Is $\overline{\langle2\rangle\cdot(4\Bbb Z+1)}=\langle2\rangle\cdot(4\Bbb Z_2+1)$ in $\Bbb Z_2$?

Question

Is $\overline{\langle2\rangle\cdot(4\Bbb Z+1)}=\langle2\rangle\cdot(4\Bbb Z_2+1)$ in $\Bbb Z_2$?

$\langle2\rangle$ is the set of powers of $2$ and $\cdot$ is the straightforward dot product.

I get that $\overline{(4\Bbb Z+1)}=(4\Bbb Z_2+1)$ where $\Bbb Z_2$ is the 2-adic integers. But what about if we introduce powers of $2$ as factors?

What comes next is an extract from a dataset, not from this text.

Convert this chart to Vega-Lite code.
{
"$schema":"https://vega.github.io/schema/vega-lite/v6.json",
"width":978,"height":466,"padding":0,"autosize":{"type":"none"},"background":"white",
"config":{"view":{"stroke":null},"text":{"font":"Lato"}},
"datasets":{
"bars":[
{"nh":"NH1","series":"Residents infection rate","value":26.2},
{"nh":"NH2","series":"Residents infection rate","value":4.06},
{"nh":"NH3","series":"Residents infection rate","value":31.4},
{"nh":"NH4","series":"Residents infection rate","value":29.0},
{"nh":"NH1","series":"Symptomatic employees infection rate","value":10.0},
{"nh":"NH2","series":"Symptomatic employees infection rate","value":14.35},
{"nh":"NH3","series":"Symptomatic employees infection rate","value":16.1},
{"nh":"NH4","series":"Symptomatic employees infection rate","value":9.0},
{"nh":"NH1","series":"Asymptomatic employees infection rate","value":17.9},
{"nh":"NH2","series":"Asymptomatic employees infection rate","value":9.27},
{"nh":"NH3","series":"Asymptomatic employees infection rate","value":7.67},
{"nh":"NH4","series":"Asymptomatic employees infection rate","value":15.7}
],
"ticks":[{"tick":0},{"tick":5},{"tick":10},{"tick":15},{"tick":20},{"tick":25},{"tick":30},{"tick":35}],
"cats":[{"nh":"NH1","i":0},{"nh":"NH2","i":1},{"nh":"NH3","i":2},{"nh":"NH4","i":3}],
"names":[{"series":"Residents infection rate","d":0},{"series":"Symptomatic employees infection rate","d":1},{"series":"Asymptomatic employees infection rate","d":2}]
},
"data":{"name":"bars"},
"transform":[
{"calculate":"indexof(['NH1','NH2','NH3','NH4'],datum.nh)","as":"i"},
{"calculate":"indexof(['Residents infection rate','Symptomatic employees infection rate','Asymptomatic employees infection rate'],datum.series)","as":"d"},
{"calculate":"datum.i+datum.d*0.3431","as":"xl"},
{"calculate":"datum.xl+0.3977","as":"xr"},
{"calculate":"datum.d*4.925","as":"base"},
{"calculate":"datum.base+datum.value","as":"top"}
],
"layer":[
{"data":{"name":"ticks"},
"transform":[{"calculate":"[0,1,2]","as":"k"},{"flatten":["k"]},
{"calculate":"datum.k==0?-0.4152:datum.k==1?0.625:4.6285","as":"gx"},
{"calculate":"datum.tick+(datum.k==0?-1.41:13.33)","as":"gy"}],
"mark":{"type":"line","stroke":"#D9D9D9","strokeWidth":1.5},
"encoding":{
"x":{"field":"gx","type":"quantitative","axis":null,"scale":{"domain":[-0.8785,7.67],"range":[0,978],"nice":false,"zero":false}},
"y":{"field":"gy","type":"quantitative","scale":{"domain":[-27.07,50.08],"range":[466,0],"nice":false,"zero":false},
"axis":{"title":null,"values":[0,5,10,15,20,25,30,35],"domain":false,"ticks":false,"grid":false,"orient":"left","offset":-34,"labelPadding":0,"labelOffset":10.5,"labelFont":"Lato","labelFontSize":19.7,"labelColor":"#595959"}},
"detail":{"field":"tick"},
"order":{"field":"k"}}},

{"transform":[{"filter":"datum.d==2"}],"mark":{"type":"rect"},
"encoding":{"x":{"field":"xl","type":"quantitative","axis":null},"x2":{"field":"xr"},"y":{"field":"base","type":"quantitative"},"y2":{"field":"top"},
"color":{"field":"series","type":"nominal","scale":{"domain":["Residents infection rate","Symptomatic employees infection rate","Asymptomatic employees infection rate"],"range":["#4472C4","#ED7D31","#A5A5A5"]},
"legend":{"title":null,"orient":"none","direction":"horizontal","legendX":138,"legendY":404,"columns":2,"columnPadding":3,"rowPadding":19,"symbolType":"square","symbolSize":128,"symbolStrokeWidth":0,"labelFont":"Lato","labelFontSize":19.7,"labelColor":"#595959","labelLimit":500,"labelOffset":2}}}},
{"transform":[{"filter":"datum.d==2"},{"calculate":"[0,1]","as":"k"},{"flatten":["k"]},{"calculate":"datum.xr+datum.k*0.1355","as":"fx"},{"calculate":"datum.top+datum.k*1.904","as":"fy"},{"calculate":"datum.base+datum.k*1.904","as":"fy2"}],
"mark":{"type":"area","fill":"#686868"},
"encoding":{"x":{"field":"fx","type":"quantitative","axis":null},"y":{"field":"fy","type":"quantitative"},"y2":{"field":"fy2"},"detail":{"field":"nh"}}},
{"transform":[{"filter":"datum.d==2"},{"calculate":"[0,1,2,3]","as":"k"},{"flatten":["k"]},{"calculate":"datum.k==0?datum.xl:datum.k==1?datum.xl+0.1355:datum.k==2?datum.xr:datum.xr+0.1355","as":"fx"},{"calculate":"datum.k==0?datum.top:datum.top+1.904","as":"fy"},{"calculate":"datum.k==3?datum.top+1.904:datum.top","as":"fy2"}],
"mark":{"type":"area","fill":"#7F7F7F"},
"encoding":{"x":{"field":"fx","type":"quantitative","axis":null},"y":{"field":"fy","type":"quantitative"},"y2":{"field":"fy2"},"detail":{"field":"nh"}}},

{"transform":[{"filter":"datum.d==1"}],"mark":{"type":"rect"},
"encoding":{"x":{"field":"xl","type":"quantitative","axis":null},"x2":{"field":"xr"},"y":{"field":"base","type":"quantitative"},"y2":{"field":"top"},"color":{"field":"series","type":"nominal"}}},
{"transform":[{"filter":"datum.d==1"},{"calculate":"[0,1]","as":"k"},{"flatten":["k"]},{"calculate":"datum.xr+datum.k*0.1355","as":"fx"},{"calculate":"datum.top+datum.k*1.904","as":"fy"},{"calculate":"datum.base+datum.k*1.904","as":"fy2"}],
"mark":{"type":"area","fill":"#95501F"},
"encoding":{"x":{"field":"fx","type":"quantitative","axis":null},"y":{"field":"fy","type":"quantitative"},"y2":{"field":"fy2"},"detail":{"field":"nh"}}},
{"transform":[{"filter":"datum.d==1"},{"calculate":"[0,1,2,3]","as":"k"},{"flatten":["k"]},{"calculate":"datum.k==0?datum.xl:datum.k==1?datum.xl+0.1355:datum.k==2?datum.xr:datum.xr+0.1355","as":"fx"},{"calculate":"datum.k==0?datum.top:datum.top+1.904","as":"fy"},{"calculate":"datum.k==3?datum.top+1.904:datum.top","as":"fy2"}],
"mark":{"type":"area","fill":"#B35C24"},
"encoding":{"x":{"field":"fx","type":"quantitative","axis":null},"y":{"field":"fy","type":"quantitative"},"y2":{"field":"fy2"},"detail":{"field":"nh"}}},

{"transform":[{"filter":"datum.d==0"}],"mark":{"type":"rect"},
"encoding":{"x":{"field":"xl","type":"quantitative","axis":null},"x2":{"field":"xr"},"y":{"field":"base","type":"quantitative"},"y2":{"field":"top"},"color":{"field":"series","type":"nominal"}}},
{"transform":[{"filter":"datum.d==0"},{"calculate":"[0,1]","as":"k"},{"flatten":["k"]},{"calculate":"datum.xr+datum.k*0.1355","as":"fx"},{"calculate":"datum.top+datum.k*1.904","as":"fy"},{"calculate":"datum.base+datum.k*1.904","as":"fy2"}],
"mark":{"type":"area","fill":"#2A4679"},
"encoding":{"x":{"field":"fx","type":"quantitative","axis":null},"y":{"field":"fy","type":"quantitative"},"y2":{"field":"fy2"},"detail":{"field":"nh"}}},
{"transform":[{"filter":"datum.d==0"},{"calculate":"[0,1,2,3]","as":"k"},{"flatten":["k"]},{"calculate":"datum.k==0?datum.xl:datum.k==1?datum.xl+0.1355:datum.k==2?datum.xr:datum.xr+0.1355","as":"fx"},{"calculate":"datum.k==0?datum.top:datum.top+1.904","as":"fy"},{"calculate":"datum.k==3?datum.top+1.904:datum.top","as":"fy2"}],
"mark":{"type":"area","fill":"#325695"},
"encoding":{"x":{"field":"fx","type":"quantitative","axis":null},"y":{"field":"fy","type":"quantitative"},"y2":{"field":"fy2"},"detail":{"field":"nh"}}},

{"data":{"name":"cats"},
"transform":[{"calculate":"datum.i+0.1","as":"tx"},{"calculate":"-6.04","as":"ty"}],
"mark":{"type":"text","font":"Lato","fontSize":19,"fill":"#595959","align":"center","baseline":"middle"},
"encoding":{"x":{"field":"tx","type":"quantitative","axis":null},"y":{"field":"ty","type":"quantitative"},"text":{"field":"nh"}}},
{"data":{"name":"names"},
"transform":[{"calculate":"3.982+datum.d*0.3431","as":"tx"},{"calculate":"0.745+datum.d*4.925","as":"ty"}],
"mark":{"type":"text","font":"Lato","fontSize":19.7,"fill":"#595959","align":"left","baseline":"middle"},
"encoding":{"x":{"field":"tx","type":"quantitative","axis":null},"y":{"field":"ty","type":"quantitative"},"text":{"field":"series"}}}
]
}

Tentatively I would say it seems the given proposition follows because $2b$ is simply the centre of the ball $b$ but then I wonder about the number $0$ which would be in one but not the other, so I'm confused!

Maybe then:

$\overline{\langle2\rangle\cdot(4\Bbb Z+1)}=\overline{\langle2\rangle}\cdot(4\Bbb Z_2+1)$ in $\Bbb Z_2$?

Answer 1

There's no reason to assume that the elementwise product of sets plays particularly well together with taking closure.

For example, in good old $\mathbb R$ consider the set $A=\mathbb Z\cup\{1/n\mid n\in\mathbb N_+\}$. This is a closed countable set, so $\overline A\cdot \overline A$ is countable. However $A\cdot A$ gives you $\mathbb Q$, so $\overline{A\cdot A}$ is much larger than $\overline A\cdot \overline A$.

So you shouldn't hope to compute your product just by symbolic guesswork -- if it has a nice description it will be more a matter of luck.

In your case you're right that $0$ is in $\overline{\langle 2\rangle\cdot(4\mathbb Z+1)}$, but is not in $\langle 2\rangle\cdot(4\mathbb Z_2+1)$, so those sets are definitely not equal.

It does look to me like $\overline{\langle 2\rangle\cdot(4\mathbb Z+1)}=\overline{\langle 2\rangle}\cdot(4\mathbb Z_2+1)$, but to be sure of that you need an ad-hoc proof.